Após a consumação do regime militar, Moreira Lima foi preso três vezes, sequestrado e aposentado compulsoriamente, além de proibido de voar por 17 anos e de ter a família perseguida. Ele morreu em 2013.
Oficiais e praças ainda foram impedidos de atuar em seus postos nos órgãos de segurança e não podiam ter trabalho remunerado na iniciativa pública ou privada, com suas esposas recebendo pensões os chamados “mortos-vivos”, já que eram tratados como se tivessem falecido.
Para o professor de teoria política da Unesp (Universidade Estadual Paulista) Paulo Ribeiro da Cunha, os militares, considerando os pertencentes às Forças Armadas e às polícias, foram a categoria social comparativamente mais atingida pela repressão.
Ele ressalta ainda a falta de aprofundamento no assunto. “Mesmo a CNV estudou pouco esse tema, há outros casos, como os cerca de mil militares presos e perseguidos nos anos 1950 por atuar em defesa da campanha ‘Petróleo É Nosso’ e da proteção à Amazônia.”
O pesquisador aponta o período de 1945 e 1964 como de grande discussão política, inclusive com os militares, relembrando a existência de candidaturas militares tanto nacionalmente quanto em escala local.
Rememorando a frase “O Exército dormiu janguista no dia 31 e acordou revolucionário no dia 1º”, dita pelo general Cordeiro de Farias (1901-1931), Cunha afirma que Jango tinha à disposição quantidade relevante de pessoal e instrumentos para uma resistência, mas não a quis, o que levou a uma desmobilização em cadeia.
“Havia militares associados ao projeto de nação em discussão: nacionalismo, democracia, a visão de país inserido em um contexto internacional.
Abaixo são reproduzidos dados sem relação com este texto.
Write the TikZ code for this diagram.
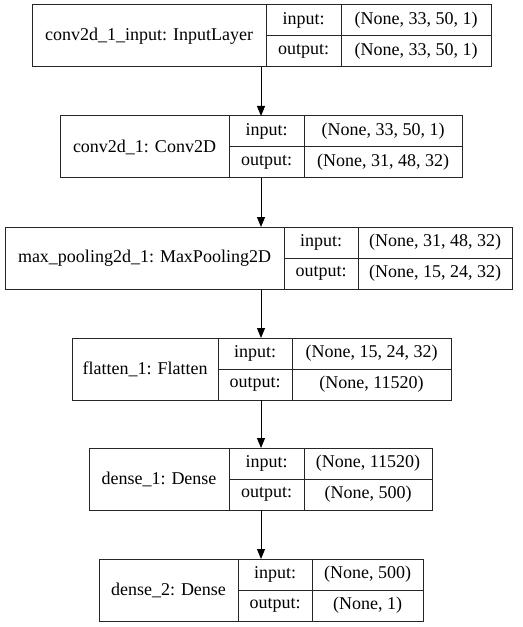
\documentclass[tikz,border=0pt]{standalone}
\usepackage{fontspec}
\setmainfont{Liberation Serif}
\usetikzlibrary{arrows.meta}
\tikzset{
  cell/.style={draw=black!85, line width=0.75pt, inner sep=0pt, outer sep=0pt, rectangle, anchor=north west, font=\fontsize{13.5pt}{16pt}\selectfont, text=black},
  whole/.style={rectangle, inner sep=0pt, outer sep=0pt, anchor=north west},
  arr/.style={draw=black, line width=0.75pt, -{Triangle[length=7.5pt,width=6pt]}}
}
% #1 name, #2 x1, #3 d1, #4 d2, #5 x2, #6 y1, #7 title, #8 in, #9 out
\newcommand\klayer[9]{%
  \node[cell, minimum width={(#3-#2)*0.75pt}, minimum height={62*0.75pt}] (#1t) at (#2,#6) {#7};
  \node[cell, minimum width={(#4-#3)*0.75pt}, minimum height={31*0.75pt}] (#1il) at (#3,#6) {input:};
  \node[cell, minimum width={(#4-#3)*0.75pt}, minimum height={31*0.75pt}] (#1ol) at (#3,{#6+31}) {output:};
  \node[cell, minimum width={(#5-#4)*0.75pt}, minimum height={31*0.75pt}] (#1iv) at (#4,#6) {#8};
  \node[cell, minimum width={(#5-#4)*0.75pt}, minimum height={31*0.75pt}] (#1ov) at (#4,{#6+31}) {#9};
  \node[whole, minimum width={(#5-#2)*0.75pt}, minimum height={62*0.75pt}] (#1) at (#2,#6) {};
}
\begin{document}
\begin{tikzpicture}[x=0.75pt,y=-0.75pt]
\useasboundingbox[fill=white] (0,0) rectangle (523,627);
\klayer{b1}{32}{266}{341}{491}{5}{conv2d\_1\_input: InputLayer}{(None, 33, 50, 1)}{(None, 33, 50, 1)}
\klayer{b2}{60}{229}{304}{462}{116}{conv2d\_1: Conv2D}{(None, 33, 50, 1)}{(None, 31, 48, 32)}
\klayer{b3}{5}{284}{358}{512}{227}{max\_pooling2d\_1: MaxPooling2D}{(None, 31, 48, 32)}{(None, 15, 24, 32)}
\klayer{b4}{72}{218}{292}{451}{338}{flatten\_1: Flatten}{(None, 15, 24, 32)}{(None, 11520)}
\klayer{b5}{89}{229}{304}{432}{448}{dense\_1: Dense}{(None, 11520)}{(None, 500)}
\klayer{b6}{99}{238}{312}{423}{559}{dense\_2: Dense}{(None, 500)}{(None, 1)}
\coordinate (ax) at (261,0);
\draw[arr] (b1.south -| ax) -- (b2.north -| ax);
\draw[arr] (b2.south -| ax) -- (b3.north -| ax);
\draw[arr] (b3.south -| ax) -- (b4.north -| ax);
\draw[arr] (b4.south -| ax) -- (b5.north -| ax);
\draw[arr] (b5.south -| ax) -- (b6.north -| ax);
\end{tikzpicture}
\end{document}
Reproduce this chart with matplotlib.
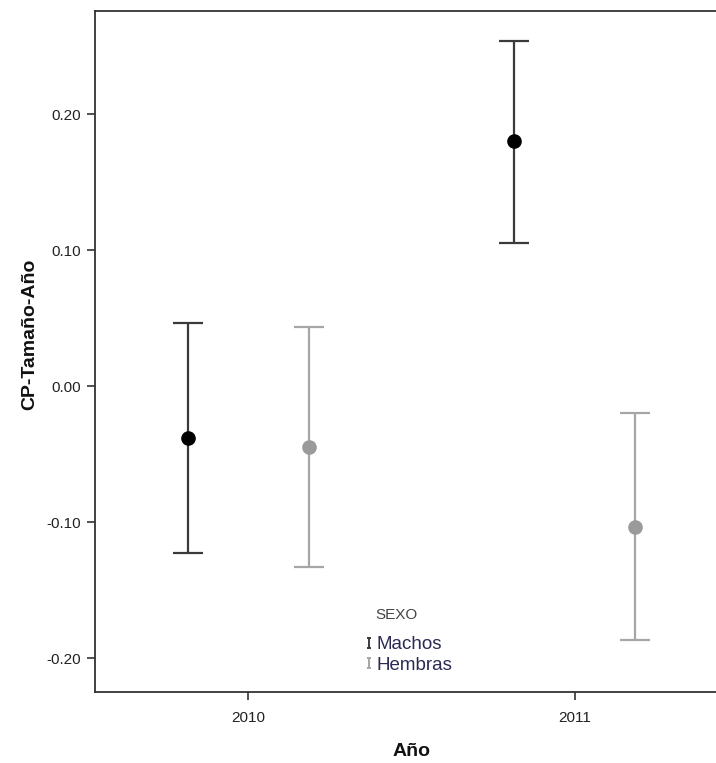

Existiam também legalistas em defesa da Constituição, não aficionados pela figura de Goulart, mas em defesa da democracia.”
Sobre os militares torturados, Cunha diz que muitos grupos eram contrários à prática. Não foram ouvidos, porém: durante o período autoritário, a relação de camaradagem foi rompida pela ideia do anticomunismo reproduzida pelo grupo que comandava o governo. “Vários oficiais foram barbaramente torturados, como coronel Silvestre [PM de São Paulo], Jefferson Cardim [Exército], brigadeiro Rui Moreira Lima, marechal Lott, desrespeitando normas castrenses.”
As anistias entre os fardados foram “socialmente limitadas e ideologicamente norteadas”, lembra o professor. Segundo ele, enquanto militares vistos como de esquerda eram punidos, expulsos e não voltavam às Forças, os militares considerados de direita reprimidos eram reintegrados.
O assunto já foi tema de documentários, como “Militares da Democracia: os Militares que Disseram Não”, dirigido por Silvio Tendler e disponível gratuitamente no YouTube.
O diretor ressalta a ausência de uma justiça de transição no país, o que dificulta a compreensão em relação ao que houve com os principais focos de resistência entre os militares e que fim essas vítimas do regime tiveram.
“O Brasil não julgou ninguém, deu o episódio como página virada, o que prejudica o entendimento de que a memória serve para não repetirmos o passado”, diz Tendler.